[GIVEN PROBLEM] Copy exactly, and only, the lines between the start of the entries below and the line containing "ax = fig.add_axes([97/688, 52/296, 591/688, 216/296])", both inclusive. Omit pictures.

[PROVIDED DATA]
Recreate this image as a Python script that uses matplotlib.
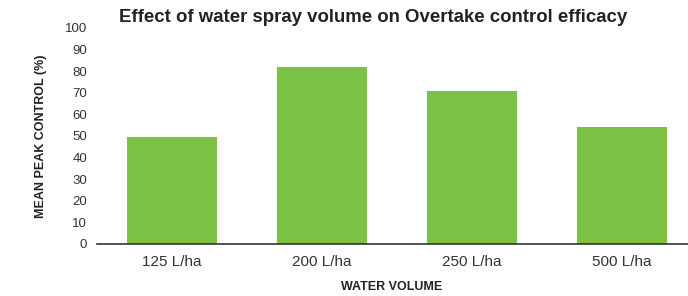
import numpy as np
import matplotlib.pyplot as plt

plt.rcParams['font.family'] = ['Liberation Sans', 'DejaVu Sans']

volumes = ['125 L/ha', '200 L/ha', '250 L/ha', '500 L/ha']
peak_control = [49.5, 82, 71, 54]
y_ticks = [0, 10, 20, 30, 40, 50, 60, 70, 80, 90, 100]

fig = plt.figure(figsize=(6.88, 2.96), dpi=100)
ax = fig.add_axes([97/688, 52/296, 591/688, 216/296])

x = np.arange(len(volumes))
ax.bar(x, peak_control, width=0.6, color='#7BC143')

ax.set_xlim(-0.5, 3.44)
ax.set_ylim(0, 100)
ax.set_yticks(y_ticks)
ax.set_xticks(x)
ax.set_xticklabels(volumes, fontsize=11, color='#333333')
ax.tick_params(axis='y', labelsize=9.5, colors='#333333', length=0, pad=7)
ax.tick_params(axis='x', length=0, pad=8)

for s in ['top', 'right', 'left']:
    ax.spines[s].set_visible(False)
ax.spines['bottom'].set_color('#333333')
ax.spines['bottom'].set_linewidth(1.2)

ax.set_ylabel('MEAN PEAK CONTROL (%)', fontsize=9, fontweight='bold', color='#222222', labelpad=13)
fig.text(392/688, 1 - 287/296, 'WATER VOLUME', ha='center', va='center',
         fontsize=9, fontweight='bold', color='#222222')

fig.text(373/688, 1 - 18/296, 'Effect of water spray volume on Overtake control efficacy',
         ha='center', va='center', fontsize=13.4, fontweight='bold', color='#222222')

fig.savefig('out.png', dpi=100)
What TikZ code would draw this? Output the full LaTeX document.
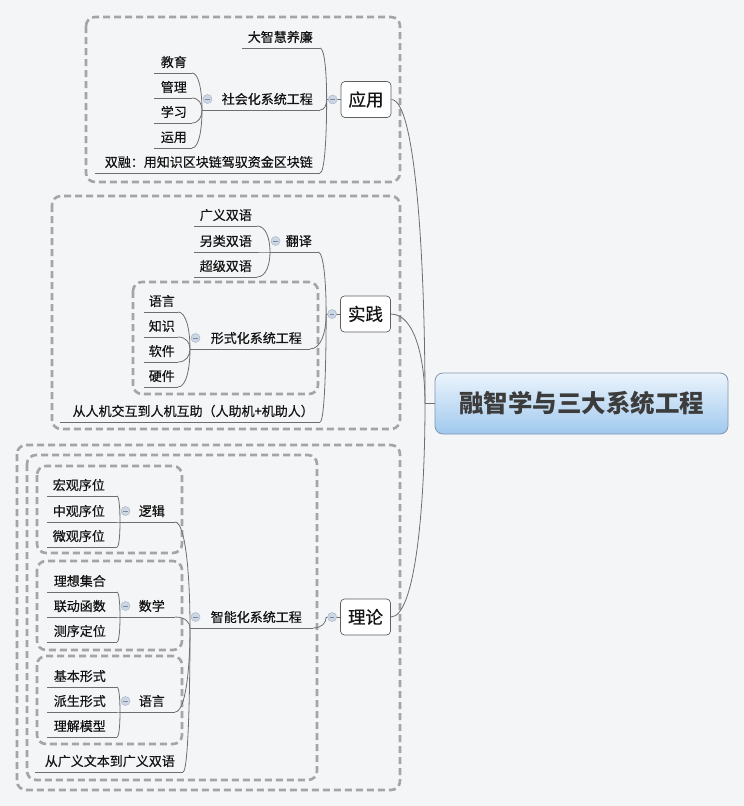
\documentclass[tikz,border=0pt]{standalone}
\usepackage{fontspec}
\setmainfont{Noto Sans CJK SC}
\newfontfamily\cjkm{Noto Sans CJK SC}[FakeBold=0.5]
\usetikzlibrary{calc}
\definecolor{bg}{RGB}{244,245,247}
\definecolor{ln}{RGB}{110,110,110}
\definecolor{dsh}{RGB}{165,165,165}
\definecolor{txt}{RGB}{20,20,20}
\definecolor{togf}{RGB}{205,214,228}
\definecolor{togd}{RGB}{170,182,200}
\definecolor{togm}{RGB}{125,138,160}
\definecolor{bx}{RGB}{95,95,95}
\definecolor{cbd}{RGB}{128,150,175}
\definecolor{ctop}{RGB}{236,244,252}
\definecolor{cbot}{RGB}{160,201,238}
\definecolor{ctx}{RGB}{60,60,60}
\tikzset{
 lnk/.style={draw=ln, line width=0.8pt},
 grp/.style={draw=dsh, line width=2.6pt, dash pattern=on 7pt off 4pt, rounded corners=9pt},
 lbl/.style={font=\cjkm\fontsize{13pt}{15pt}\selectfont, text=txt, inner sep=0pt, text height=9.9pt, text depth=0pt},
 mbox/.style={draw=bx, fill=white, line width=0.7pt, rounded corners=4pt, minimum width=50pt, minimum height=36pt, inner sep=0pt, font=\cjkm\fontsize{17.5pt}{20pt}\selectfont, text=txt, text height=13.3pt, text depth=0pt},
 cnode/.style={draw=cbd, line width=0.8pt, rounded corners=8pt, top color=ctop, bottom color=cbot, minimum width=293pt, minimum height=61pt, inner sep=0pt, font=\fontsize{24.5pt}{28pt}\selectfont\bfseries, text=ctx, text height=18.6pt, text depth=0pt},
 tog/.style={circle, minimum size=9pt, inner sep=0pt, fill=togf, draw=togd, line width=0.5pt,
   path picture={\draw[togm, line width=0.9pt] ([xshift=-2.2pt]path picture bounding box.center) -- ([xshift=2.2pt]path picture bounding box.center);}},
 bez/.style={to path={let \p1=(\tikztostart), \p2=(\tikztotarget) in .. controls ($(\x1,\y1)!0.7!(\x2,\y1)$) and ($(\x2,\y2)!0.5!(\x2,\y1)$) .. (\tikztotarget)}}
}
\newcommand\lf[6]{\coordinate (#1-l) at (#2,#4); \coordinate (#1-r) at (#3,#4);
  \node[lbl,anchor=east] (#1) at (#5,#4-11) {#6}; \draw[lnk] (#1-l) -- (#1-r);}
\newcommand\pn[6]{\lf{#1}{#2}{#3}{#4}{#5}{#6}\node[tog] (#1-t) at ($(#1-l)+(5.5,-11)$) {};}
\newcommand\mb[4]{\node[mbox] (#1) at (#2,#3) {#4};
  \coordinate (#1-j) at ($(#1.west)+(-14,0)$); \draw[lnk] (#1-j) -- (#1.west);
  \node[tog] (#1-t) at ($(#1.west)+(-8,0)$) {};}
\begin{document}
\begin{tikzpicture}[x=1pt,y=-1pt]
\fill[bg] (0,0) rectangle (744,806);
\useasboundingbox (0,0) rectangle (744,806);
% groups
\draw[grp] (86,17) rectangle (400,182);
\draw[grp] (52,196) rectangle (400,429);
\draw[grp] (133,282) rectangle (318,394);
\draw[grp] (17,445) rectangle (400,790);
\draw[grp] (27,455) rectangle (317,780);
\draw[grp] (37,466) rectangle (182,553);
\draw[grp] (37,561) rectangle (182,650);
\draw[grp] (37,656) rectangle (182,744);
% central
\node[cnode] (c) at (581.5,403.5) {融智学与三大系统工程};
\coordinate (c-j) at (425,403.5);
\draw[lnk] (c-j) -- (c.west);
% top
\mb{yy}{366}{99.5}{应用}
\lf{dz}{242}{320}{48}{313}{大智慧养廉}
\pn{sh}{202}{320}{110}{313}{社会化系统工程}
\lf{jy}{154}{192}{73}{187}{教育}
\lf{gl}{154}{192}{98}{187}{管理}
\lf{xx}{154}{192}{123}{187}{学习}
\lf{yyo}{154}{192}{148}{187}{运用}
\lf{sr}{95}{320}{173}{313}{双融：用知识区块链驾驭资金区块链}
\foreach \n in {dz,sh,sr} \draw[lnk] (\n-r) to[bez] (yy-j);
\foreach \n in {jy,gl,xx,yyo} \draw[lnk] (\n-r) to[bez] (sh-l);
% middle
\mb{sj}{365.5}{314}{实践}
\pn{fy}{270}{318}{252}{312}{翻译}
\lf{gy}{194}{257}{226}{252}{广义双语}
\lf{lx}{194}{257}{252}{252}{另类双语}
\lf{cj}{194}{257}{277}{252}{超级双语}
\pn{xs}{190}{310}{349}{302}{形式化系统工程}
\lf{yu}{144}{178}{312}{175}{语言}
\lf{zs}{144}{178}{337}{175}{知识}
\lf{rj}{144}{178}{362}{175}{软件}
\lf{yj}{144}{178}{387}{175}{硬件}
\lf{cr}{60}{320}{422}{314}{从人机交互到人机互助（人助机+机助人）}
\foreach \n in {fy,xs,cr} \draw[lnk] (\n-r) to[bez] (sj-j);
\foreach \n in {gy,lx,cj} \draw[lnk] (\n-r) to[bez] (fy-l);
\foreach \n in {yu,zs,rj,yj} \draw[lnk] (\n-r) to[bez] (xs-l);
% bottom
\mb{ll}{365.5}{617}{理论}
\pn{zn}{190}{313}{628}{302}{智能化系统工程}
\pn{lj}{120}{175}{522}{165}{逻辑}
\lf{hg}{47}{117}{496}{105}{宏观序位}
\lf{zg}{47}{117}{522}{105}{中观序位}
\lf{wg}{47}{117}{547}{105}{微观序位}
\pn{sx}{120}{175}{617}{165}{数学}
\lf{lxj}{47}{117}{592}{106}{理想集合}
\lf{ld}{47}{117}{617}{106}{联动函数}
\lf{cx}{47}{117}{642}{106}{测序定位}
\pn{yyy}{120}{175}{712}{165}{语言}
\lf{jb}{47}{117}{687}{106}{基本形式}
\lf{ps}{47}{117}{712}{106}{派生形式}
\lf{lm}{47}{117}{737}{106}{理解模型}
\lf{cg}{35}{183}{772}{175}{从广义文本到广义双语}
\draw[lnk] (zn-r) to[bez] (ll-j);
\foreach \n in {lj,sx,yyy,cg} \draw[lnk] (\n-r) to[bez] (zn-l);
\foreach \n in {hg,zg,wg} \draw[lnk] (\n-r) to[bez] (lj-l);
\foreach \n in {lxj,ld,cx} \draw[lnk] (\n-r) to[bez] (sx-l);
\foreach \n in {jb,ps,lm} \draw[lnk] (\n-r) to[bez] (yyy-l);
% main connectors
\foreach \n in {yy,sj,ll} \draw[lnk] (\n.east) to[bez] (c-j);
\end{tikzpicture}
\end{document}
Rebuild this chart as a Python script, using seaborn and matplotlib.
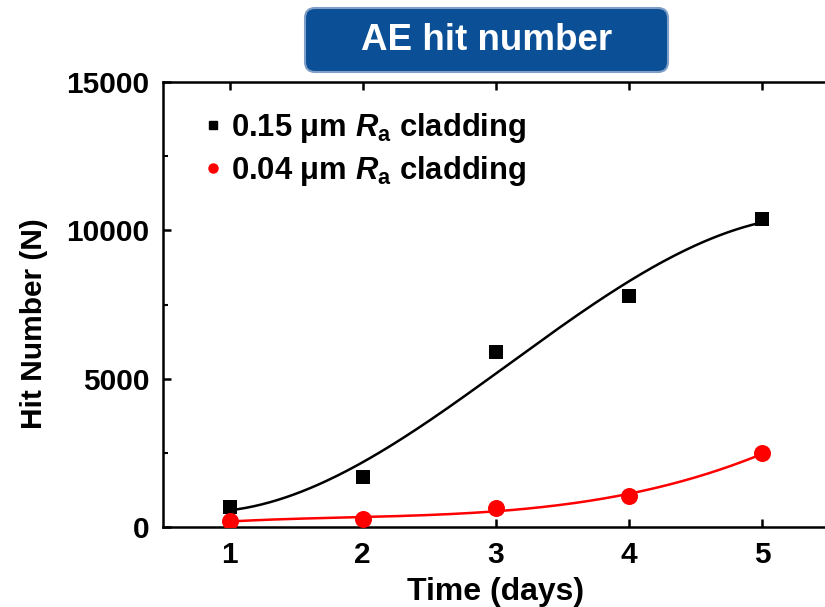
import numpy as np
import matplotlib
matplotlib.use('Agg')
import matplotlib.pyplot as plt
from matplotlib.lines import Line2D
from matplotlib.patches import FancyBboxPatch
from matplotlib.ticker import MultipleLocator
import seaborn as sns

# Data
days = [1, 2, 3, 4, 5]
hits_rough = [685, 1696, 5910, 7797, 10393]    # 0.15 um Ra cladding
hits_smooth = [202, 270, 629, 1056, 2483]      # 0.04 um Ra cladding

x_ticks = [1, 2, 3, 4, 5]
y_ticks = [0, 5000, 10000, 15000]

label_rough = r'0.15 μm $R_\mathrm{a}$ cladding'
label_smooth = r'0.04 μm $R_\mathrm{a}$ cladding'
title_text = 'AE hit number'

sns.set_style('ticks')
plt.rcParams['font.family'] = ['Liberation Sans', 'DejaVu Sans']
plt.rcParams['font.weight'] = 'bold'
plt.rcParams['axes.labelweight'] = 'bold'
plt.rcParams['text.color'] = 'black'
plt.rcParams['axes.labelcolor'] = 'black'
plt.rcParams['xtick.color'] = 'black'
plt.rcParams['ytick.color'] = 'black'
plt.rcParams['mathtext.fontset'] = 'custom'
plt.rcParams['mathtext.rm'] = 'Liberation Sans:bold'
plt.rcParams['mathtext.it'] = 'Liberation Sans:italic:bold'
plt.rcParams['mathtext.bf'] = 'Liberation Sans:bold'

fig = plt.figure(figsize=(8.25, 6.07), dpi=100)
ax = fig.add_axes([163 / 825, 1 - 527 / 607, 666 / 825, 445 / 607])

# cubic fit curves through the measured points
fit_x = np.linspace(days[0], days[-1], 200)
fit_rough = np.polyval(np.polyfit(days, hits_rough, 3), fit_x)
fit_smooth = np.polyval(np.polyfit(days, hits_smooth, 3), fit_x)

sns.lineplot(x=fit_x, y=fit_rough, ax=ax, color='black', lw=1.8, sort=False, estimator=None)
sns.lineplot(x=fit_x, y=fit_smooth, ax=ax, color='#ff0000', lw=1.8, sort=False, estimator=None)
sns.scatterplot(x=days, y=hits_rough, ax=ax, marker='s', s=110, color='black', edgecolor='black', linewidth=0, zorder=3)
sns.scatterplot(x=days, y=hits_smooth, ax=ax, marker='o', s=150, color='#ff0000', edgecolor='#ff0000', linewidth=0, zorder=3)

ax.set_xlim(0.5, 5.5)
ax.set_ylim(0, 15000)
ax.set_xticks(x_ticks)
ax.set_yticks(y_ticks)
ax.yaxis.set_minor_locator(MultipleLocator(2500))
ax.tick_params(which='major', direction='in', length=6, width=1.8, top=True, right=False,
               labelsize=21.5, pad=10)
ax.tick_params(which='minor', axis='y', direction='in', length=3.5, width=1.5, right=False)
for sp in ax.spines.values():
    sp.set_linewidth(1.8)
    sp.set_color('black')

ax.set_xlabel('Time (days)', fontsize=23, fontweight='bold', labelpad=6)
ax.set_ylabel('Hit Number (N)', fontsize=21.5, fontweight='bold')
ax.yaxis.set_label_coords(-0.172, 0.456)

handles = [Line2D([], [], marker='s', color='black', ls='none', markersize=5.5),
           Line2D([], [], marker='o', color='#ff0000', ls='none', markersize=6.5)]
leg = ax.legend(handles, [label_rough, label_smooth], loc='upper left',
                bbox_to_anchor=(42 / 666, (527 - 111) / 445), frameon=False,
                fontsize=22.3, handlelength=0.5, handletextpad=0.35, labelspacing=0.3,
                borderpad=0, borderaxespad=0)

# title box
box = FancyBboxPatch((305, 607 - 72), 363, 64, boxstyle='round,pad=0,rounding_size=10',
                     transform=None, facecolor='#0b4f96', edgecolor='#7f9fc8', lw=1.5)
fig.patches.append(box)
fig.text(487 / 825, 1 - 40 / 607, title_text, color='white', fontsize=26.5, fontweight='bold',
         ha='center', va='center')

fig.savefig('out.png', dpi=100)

[EXERCISE SOLUTION]
Recreate this image as a Python script that uses matplotlib.
import numpy as np
import matplotlib.pyplot as plt

plt.rcParams['font.family'] = ['Liberation Sans', 'DejaVu Sans']

volumes = ['125 L/ha', '200 L/ha', '250 L/ha', '500 L/ha']
peak_control = [49.5, 82, 71, 54]
y_ticks = [0, 10, 20, 30, 40, 50, 60, 70, 80, 90, 100]

fig = plt.figure(figsize=(6.88, 2.96), dpi=100)
ax = fig.add_axes([97/688, 52/296, 591/688, 216/296])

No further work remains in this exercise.